**COLLECTED MATERIAL**
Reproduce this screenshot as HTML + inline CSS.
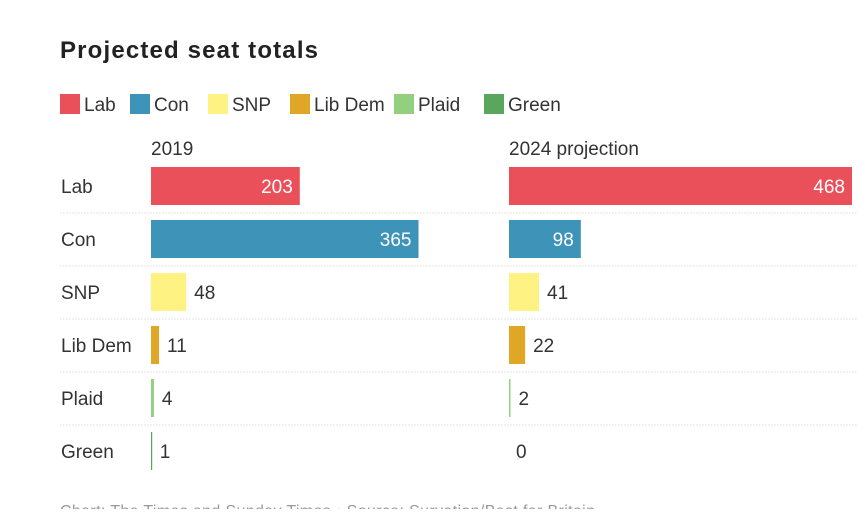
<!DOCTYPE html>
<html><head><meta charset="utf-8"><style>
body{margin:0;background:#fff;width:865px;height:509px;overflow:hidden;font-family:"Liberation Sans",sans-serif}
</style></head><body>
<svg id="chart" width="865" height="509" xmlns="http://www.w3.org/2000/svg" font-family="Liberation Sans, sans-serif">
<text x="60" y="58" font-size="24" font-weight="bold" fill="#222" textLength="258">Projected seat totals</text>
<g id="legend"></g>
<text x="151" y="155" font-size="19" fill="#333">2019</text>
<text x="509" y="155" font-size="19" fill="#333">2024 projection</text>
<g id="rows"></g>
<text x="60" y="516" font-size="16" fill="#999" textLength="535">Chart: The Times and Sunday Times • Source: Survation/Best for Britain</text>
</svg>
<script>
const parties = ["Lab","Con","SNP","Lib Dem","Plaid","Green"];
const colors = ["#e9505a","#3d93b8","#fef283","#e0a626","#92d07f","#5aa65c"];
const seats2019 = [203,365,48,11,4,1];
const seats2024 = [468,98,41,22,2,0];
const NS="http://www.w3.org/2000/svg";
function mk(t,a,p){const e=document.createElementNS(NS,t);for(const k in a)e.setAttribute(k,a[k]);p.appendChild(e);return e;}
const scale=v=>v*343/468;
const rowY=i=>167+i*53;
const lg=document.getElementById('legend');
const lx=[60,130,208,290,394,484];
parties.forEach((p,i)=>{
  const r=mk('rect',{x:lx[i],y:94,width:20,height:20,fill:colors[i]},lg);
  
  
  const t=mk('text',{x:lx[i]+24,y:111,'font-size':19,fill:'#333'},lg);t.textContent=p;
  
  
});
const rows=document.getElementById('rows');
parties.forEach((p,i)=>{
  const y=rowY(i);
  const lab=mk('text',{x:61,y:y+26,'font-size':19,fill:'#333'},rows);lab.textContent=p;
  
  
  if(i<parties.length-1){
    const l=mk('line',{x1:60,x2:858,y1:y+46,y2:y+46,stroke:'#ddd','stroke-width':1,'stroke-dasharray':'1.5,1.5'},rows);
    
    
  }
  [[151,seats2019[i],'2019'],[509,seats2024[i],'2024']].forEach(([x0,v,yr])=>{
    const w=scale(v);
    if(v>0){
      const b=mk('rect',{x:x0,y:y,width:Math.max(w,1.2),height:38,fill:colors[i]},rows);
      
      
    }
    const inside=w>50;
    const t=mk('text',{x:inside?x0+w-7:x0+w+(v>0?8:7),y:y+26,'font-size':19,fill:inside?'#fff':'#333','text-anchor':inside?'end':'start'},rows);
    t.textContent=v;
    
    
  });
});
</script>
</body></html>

**WHAT IS ASKED**
Images in the data above are to be skipped. Retype all other material exactly.

**SOLUTION TO THE PROBLEM**
Reproduce this screenshot as HTML + inline CSS.
<!DOCTYPE html>
<html><head><meta charset="utf-8"><style>
body{margin:0;background:#fff;width:865px;height:509px;overflow:hidden;font-family:"Liberation Sans",sans-serif}
</style></head><body>
<svg id="chart" width="865" height="509" xmlns="http://www.w3.org/2000/svg" font-family="Liberation Sans, sans-serif">
<text x="60" y="58" font-size="24" font-weight="bold" fill="#222" textLength="258">Projected seat totals</text>
<g id="legend"></g>
<text x="151" y="155" font-size="19" fill="#333">2019</text>
<text x="509" y="155" font-size="19" fill="#333">2024 projection</text>
<g id="rows"></g>
<text x="60" y="516" font-size="16" fill="#999" textLength="535">Chart: The Times and Sunday Times • Source: Survation/Best for Britain</text>
</svg>
<script>
const parties = ["Lab","Con","SNP","Lib Dem","Plaid","Green"];
const colors = ["#e9505a","#3d93b8","#fef283","#e0a626","#92d07f","#5aa65c"];
const seats2019 = [203,365,48,11,4,1];
const seats2024 = [468,98,41,22,2,0];
const NS="http://www.w3.org/2000/svg";
function mk(t,a,p){const e=document.createElementNS(NS,t);for(const k in a)e.setAttribute(k,a[k]);p.appendChild(e);return e;}
const scale=v=>v*343/468;
const rowY=i=>167+i*53;
const lg=document.getElementById('legend');
const lx=[60,130,208,290,394,484];
parties.forEach((p,i)=>{
  const r=mk('rect',{x:lx[i],y:94,width:20,height:20,fill:colors[i]},lg);
  
  
  const t=mk('text',{x:lx[i]+24,y:111,'font-size':19,fill:'#333'},lg);t.textContent=p;
  
  
});
const rows=document.getElementById('rows');
parties.forEach((p,i)=>{
  const y=rowY(i);
  const lab=mk('text',{x:61,y:y+26,'font-size':19,fill:'#333'},rows);lab.textContent=p;
  
  
  if(i<parties.length-1){
    const l=mk('line',{x1:60,x2:858,y1:y+46,y2:y+46,stroke:'#ddd','stroke-width':1,'stroke-dasharray':'1.5,1.5'},rows);
    
    
  }
  [[151,seats2019[i],'2019'],[509,seats2024[i],'2024']].forEach(([x0,v,yr])=>{
    const w=scale(v);
    if(v>0){
      const b=mk('rect',{x:x0,y:y,width:Math.max(w,1.2),height:38,fill:colors[i]},rows);
      
      
    }
    const inside=w>50;
    const t=mk('text',{x:inside?x0+w-7:x0+w+(v>0?8:7),y:y+26,'font-size':19,fill:inside?'#fff':'#333','text-anchor':inside?'end':'start'},rows);
    t.textContent=v;
    
    
  });
});
</script>
</body></html>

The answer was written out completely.